¡Cuántas veces nos preocupamos demasiado por los frutos de nuestra entrega! Los discípulos aparecen en el evangelio de hoy orgullosos por el fruto de su misión, pues los demonios se los someten. Sin embargo Jesús les invita a alegrarse con una alegría más profunda, que no hunde sus raíces en la actividad humana, sino en el amor incondicional de Dios. La misión puede salir mejor o peor, pero no debe ser eso lo que sostenga o alimente nuestra entrega, sino la certeza de que Dios nos ama no por lo que hacemos, sino porque somos sus hijos. Nuestros nombres están escritos en el cielo y eso no depende de nosotros.

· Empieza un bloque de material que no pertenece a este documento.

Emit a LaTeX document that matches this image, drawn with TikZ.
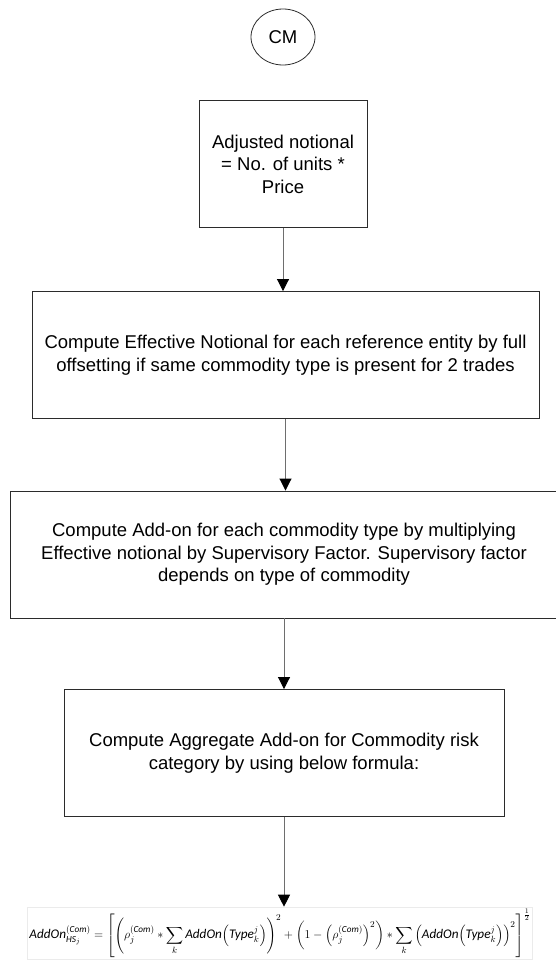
\documentclass[tikz,border=0pt]{standalone}
\usepackage{amsmath}
\usepackage{fontspec}
\setmainfont{Liberation Sans}
\newfontfamily\calib{Carlito}
\definecolor{boxDark}{HTML}{2B2B2B}
\definecolor{lineGray}{HTML}{6E6E6E}
\newcommand{\ci}[1]{\text{\calib\itshape #1}}
\usetikzlibrary{positioning,arrows.meta,shapes.geometric}

\begin{document}
\begin{tikzpicture}[x=1pt, y=-1pt, font=\fontsize{18.5}{22.5}\selectfont,
  flowbox/.style={draw=boxDark, line width=0.9pt, minimum height=127pt, align=center, inner sep=0pt},
  flowarrow/.style={-{Triangle[width=12pt,length=12pt,black]}, draw=lineGray, line width=0.9pt}]
\useasboundingbox (0,0) rectangle (556,969);
\node[draw=boxDark, line width=0.8pt, ellipse, minimum width=64pt, minimum height=56pt, inner sep=0pt] (cm) at (283,37) {CM};
\node[flowbox, minimum width=168pt] (adj) at (283,164) {Adjusted notional\\= No. of units *\\Price};
\node[flowbox, minimum width=507pt] (eff) at (285.5,355) {Compute Effective Notional for each reference entity by full\\offsetting if same commodity type is present for 2 trades};
\node[flowbox, minimum width=548pt] (addon) at (284,554.5) {Compute Add-on for each commodity type by multiplying\\Effective notional by Supervisory Factor. Supervisory factor\\depends on type of commodity};
\node[flowbox, minimum width=440pt] (agg) at (284,753) {Compute Aggregate Add-on for Commodity risk\\category by using below formula:};
\node[draw=black!8, inner sep=2pt, font=\fontsize{13.2}{15.5}\selectfont] (formula) at (280,933) {$\displaystyle \ci{AddOn}^{(\ci{Com})}_{\ci{HS}_j} = \left[\left(\rho_j^{(\ci{Com})} * \sum_k \ci{AddOn}\!\left(\ci{Type}_k^j\right)\right)^2 + \left(1-\left(\rho_j^{(\ci{Com})}\right)^2\right) * \sum_k \left(\ci{AddOn}\!\left(\ci{Type}_k^j\right)\right)^2\right]^{\frac12}$};
\draw[flowarrow] (adj.south) -- (adj.south |- eff.north);
\draw[flowarrow] (eff.south) -- (eff.south |- addon.north);
\draw[flowarrow] (addon.south) -- (agg.north);
\draw[flowarrow] (agg.south) -- (agg.south |- formula.north);
\end{tikzpicture}
\end{document}
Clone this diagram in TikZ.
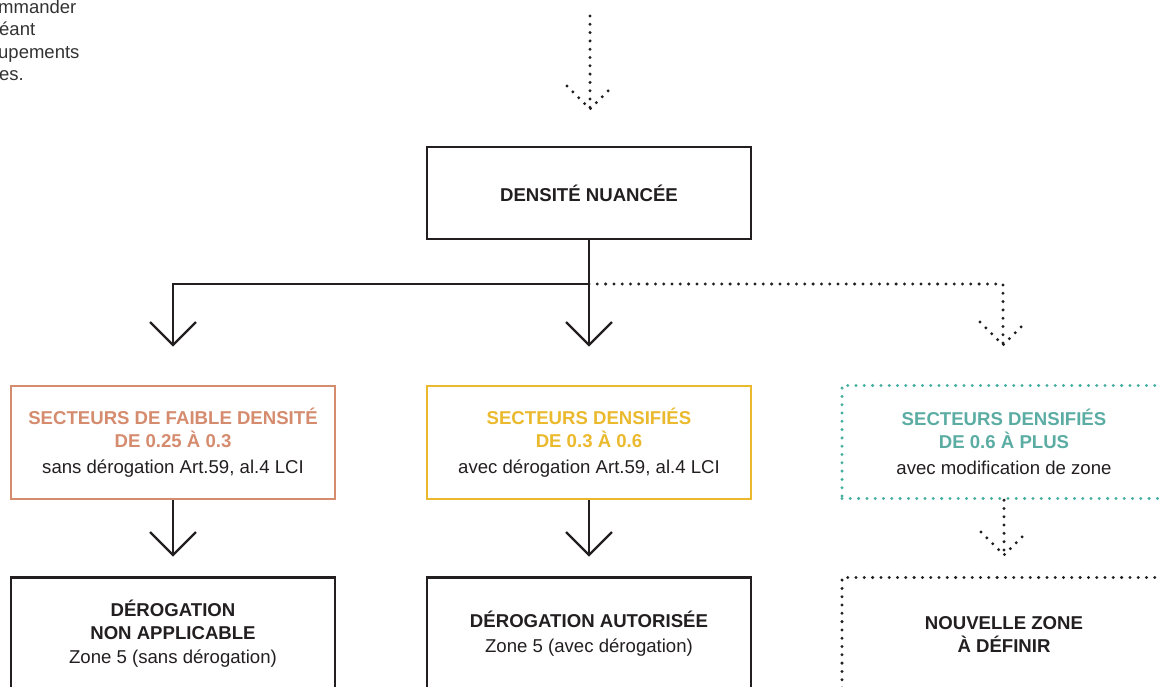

Actualmente atravesamos en la Iglesia y en concreto en Europa un proceso de secularización. Parece que nuestra misión no es eficaz y no vemos muchos resultados y eso nos puede ocasionar desánimo. El Papa Francisco en la Evangelii Gaudium nos invita a no desanimarnos ante los aparentes fracasos pastorales y a valorar nuestra entrega, sabiendo que todo gesto de amor que hagamos, para Dios es fecundo y no se pierde: “Esta certeza es lo que se llama «sentido de misterio». Es saber con certeza que quien se ofrece y se entrega a Dios por amor seguramente será fecundo (cf. Jn 15, 5). Tal fecundidad es muchas veces invisible, inaferrable, no puede ser contabilizada. Uno sabe bien que su vida dará fruto, pero sin pretender saber cómo, ni dónde, ni cuándo…Todo eso da vueltas por el mundo como una fuerza de vida” (EG 279).

Esta cita de Lucas me ha hecho recordar la vida de Charles de Foucauld, un santo que en vida no llegó a ver el fruto de su obra, aún así no se echó atrás en lo que entendió de Dios. Se convirtió en expedición a Tierra Santa, donde permaneció unos años. Después se trasladó al desierto del Sahara, donde también vivió algunos años. Deseaba poder compartir su vocación con otros hermanos, pero en vida nunca lo consiguió. Sin embargo, hoy en día existen varias asociaciones de fieles, comunidades religiosas e institutos seculares de laicos y sacerdotes que siguen su espiritualidad. La vida de este santo nos enseña la importancia de la fidelidad en lo pequeño a la voluntad de Dios, aunque nuestros ojos no vean ningún fruto. Nosotros no podemos medir ni calcular la trascendencia de nuestra pequeña fidelidad, solo Dios lo sabe.

Pidamos en la oración de este día que el Señor nos ayude a descubrir cómo nos ama, cómo nos ha elegido desde siempre y cómo nuestros nombres ya están escritos en el cielo. Que ese sea el motor de nuestra entrega de cada día.